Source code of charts
>>>

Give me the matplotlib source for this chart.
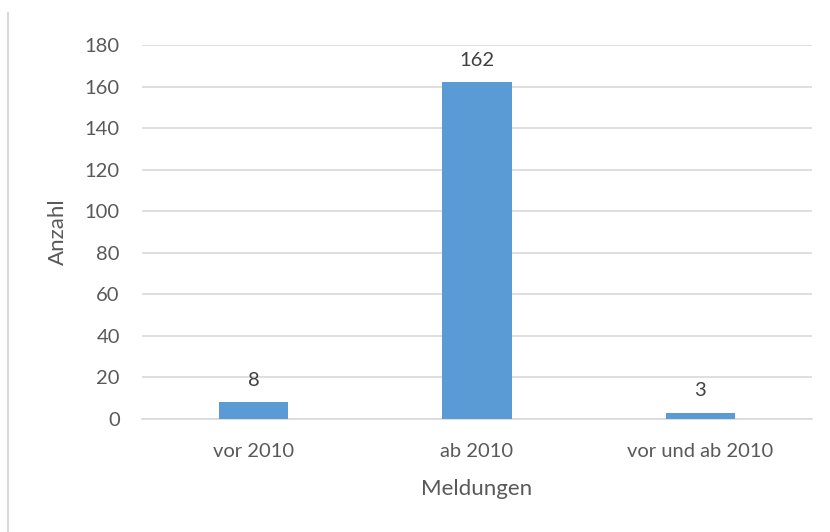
import matplotlib.pyplot as plt
import matplotlib.lines as mlines

plt.rcParams['font.family'] = ['Lato', 'DejaVu Sans']

kategorien = ['vor 2010', 'ab 2010', 'vor und ab 2010']
anzahl = [8, 162, 3]
y_ticks = [0, 20, 40, 60, 80, 100, 120, 140, 160, 180]

text_farbe = '#595959'
balken_farbe = '#5B9BD5'

fig = plt.figure(figsize=(8.3, 5.32), dpi=100)
ax = fig.add_axes([142 / 830, 1 - 419 / 532, 670 / 830, 374 / 532])

x = range(len(kategorien))
bars = ax.bar(x, anzahl, width=0.31, color=balken_farbe, zorder=3)
for b, v in zip(bars, anzahl):
    ax.text(b.get_x() + b.get_width() / 2, v + 6.5, str(v), ha='center', va='bottom',
            fontsize=14.5, color='#404040')

ax.set_xlim(-0.5, len(kategorien) - 0.5)
ax.set_ylim(0, 180)
ax.set_yticks(y_ticks)
ax.set_xticks(list(x))
ax.set_xticklabels(kategorien)
ax.yaxis.grid(True, color='#D9D9D9', linewidth=1.2, zorder=0)
ax.tick_params(axis='both', length=0, labelsize=14.5, labelcolor=text_farbe)
ax.tick_params(axis='y', pad=16)
ax.tick_params(axis='x', pad=17)
for s in ['top', 'right', 'left']:
    ax.spines[s].set_visible(False)
ax.spines['bottom'].set_color('#D9D9D9')
ax.spines['bottom'].set_linewidth(1.2)

ax.set_ylabel('Anzahl', fontsize=16, color=text_farbe, labelpad=12)
ax.set_xlabel('Meldungen', fontsize=16, color=text_farbe, labelpad=14)

# linker Rand
fig.add_artist(mlines.Line2D([8 / 830, 8 / 830], [0, 1 - 13 / 532], color='#D9D9D9', linewidth=1.5))

fig.savefig('out.png', dpi=100)
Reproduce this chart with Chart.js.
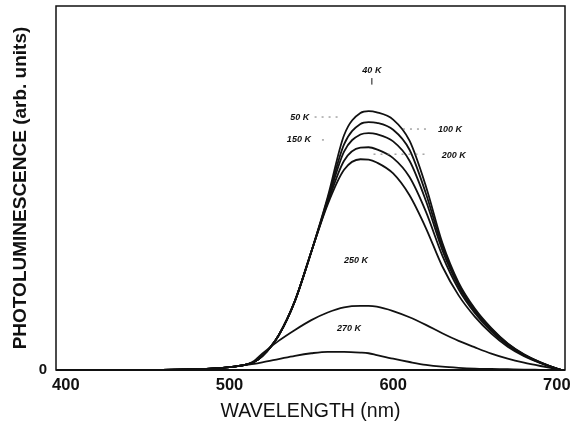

<<<

STATED TASK
Pictures excluded, repeat the records exactly from their opening line through the line containing "fontsize=16, color=text_farbe, labelpad=14)".

PROBLEM SOLUTION
Give me the matplotlib source for this chart.
import matplotlib.pyplot as plt
import matplotlib.lines as mlines

plt.rcParams['font.family'] = ['Lato', 'DejaVu Sans']

kategorien = ['vor 2010', 'ab 2010', 'vor und ab 2010']
anzahl = [8, 162, 3]
y_ticks = [0, 20, 40, 60, 80, 100, 120, 140, 160, 180]

text_farbe = '#595959'
balken_farbe = '#5B9BD5'

fig = plt.figure(figsize=(8.3, 5.32), dpi=100)
ax = fig.add_axes([142 / 830, 1 - 419 / 532, 670 / 830, 374 / 532])

x = range(len(kategorien))
bars = ax.bar(x, anzahl, width=0.31, color=balken_farbe, zorder=3)
for b, v in zip(bars, anzahl):
    ax.text(b.get_x() + b.get_width() / 2, v + 6.5, str(v), ha='center', va='bottom',
            fontsize=14.5, color='#404040')

ax.set_xlim(-0.5, len(kategorien) - 0.5)
ax.set_ylim(0, 180)
ax.set_yticks(y_ticks)
ax.set_xticks(list(x))
ax.set_xticklabels(kategorien)
ax.yaxis.grid(True, color='#D9D9D9', linewidth=1.2, zorder=0)
ax.tick_params(axis='both', length=0, labelsize=14.5, labelcolor=text_farbe)
ax.tick_params(axis='y', pad=16)
ax.tick_params(axis='x', pad=17)
for s in ['top', 'right', 'left']:
    ax.spines[s].set_visible(False)
ax.spines['bottom'].set_color('#D9D9D9')
ax.spines['bottom'].set_linewidth(1.2)

ax.set_ylabel('Anzahl', fontsize=16, color=text_farbe, labelpad=12)
ax.set_xlabel('Meldungen', fontsize=16, color=text_farbe, labelpad=14)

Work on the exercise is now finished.